The vast Asian continent has provided a list of 11 nations for visa-free travel from India. Frankly it’s mostly a ‘been there, done that’ kind of list. Bhutan, Maldives, Sri Lanka, Thailand, Indonesia – ho hum. Then again, the exotic-sounding Timor-Leste promises much mainly because I know next to nothing about it – the seductive charm of the unknown! And how about this for an intriguing name – Macao (SAR China)? After the Covid 19 virus, allegedly originating from you-know-where, the prefix SAR before China provides speculative food for thought.
America was next on the list and my eyes lit up. New York, New York! No beefy officials to stop me at JFK’s forbidding immigration counters with a ‘Howdy, hold it right there, pal,’ as I flash my no-visa privilege at them. Instead, what I read under ‘America’ had me reeling. Just two names. Bolivia and El Salvador. Crikey! I looked at the continent name again and it said ‘Americas,’ which meant the northern part of the continent was not obliged to wave me through. Latin America was more obliging. Bolivia was fine if I wanted to go on a trip, snort some white powder and get a real high, while risking being waylaid by some gun-toting drug barons. As for El Salvador, I hear the crime rate there is high but it’s safe for tourists. That’s a double-edged, guarded advisory which I have no intention of heeding. Wodehouse memorably named such places ‘the 78 rpm’ countries!
Of all the continents, Africa appears to be the most hospitable. As many as 21 countries there look kindly towards Indians, waiving all visa requirements. That said, whether I really want to land up in places like Rwanda, Botswana, Guinea-Bissau, Uganda, Somalia, Togo and Uganda, I am not sure. Bob Dylan waxed eloquent about the pretty girls in Mozambique and sang feelingly about the place. Which was nice for the Nobel troubadour but then, I am not Bob Dylan and may not get a similar warm reception. Cape Verde and Comores Islands sound inviting, but then all islands do. Never heard of these two, so I’ll take a raincheck.

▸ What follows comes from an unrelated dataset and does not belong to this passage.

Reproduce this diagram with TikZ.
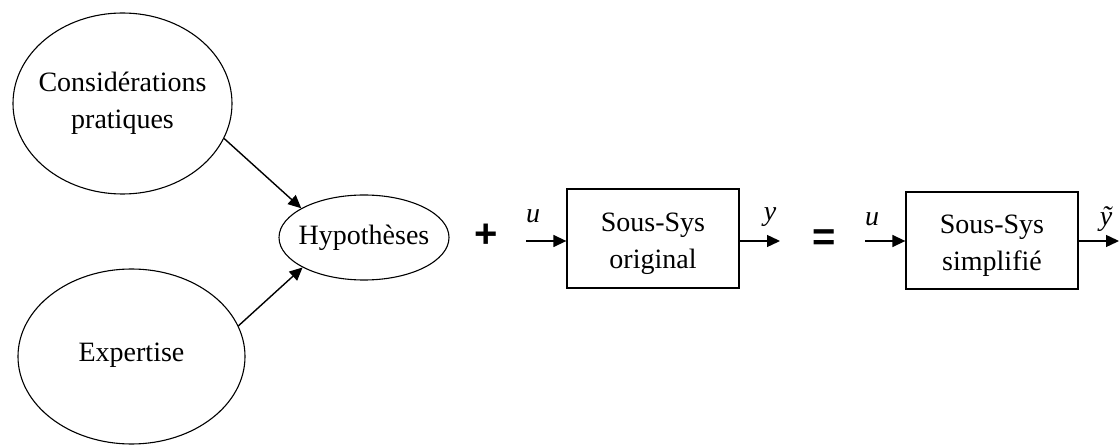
\documentclass[tikz,border=0pt]{standalone}
\usepackage{fontspec}
\setmainfont{Liberation Serif}
\newfontfamily\sansf{Liberation Sans}
\usetikzlibrary{arrows.meta,shapes.geometric}
\begin{document}
\begin{tikzpicture}[x=1pt,y=-1pt,
  txt/.style={font=\fontsize{28}{37}\selectfont, align=center, inner sep=0pt},
  ell/.style={draw, ellipse, line width=1.1pt, inner sep=0pt},
  blk/.style={draw, rectangle, line width=1.3pt, inner sep=0pt},
  arr/.style={line width=1.4pt, -{Triangle[length=13pt,width=12pt]}},
  lab/.style={font=\fontsize{28}{30}\selectfont\itshape, inner sep=0pt},
  op/.style={font=\sansf\bfseries\fontsize{40}{40}\selectfont, inner sep=0pt}]
\useasboundingbox (0,0) rectangle (1119,446);
% ellipses
\node[ell, minimum width=219pt, minimum height=181pt] (c1) at (122.5,103.5) {};
\node[txt] (c1t) at (122.5,103.5) {Considérations\\pratiques};
\node[ell, minimum width=227pt, minimum height=175pt] (c2) at (131.5,356.5) {};
\node[txt] (c2t) at (131.5,355) {Expertise};
\node[ell, minimum width=170pt, minimum height=85pt] (hyp) at (364,237.5) {};
\node[txt] (hypt) at (364,237.5) {Hypothèses};
\draw[arr] (c1.-19.8) -- (hyp.155);
\draw[arr] (c2.16.4) -- (hyp.206);
% plus
\node[op] (plus) at (486,236) {+};
% box 1
\node[blk, minimum width=172pt, minimum height=99pt] (b1) at (653,238.5) {};
\node[txt] (b1t) at (653,243.5) {Sous-Sys\\original};
\coordinate (u1s) at (526,241);
\draw[arr] (u1s) -- (u1s -| b1.west);
\coordinate (y1e) at (780,241);
\draw[arr] (y1e -| b1.east) -- (y1e);
\node[lab] (u1) at (533,216) {u};
\node[lab] (y1) at (770,217) {y};
% equal
\node[op] (eq) at (824,240) {=};
% box 2
\node[blk, minimum width=172pt, minimum height=97pt] (b2) at (992,240.5) {};
\node[txt] (b2t) at (992,246) {Sous-Sys\\simplifié};
\coordinate (u2s) at (865,241);
\draw[arr] (u2s) -- (u2s -| b2.west);
\coordinate (y2e) at (1119,241);
\draw[arr] (y2e -| b2.east) -- (y2e);
\node[lab] (u2) at (872,219) {u};
\node[lab] (y2) at (1106,219) {ỹ};
\end{tikzpicture}
\end{document}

Bottom line is that India’s jumping up the passport power rankings does little to fill me with unbounded joy, as I am not about to board a plane to any of these destinations in a hurry. Amidst these cheerless reflections, Henley also informs me that Japan and Singapore top the list with 192 nations open to them sans visas, Germany and South Korea a close second with 190 countries letting their populace in without let or hindrance. Under the circumstances, I don’t see why we should be screaming deliriously from the rooftops at just 60 countries, not all of them very salubrious, placing the welcome mat for us. However, let me tell you what gives me immense pleasure – the fact that our friendly neighbour Pakistan has been ranked the 4th worst on the passport ladder, with just 31 destinations to boast about (China could be there!). Just below Pakistan are Syria, Iraq and Afghanistan. So, there you have it. If that is not something to shout about, I don’t know what is.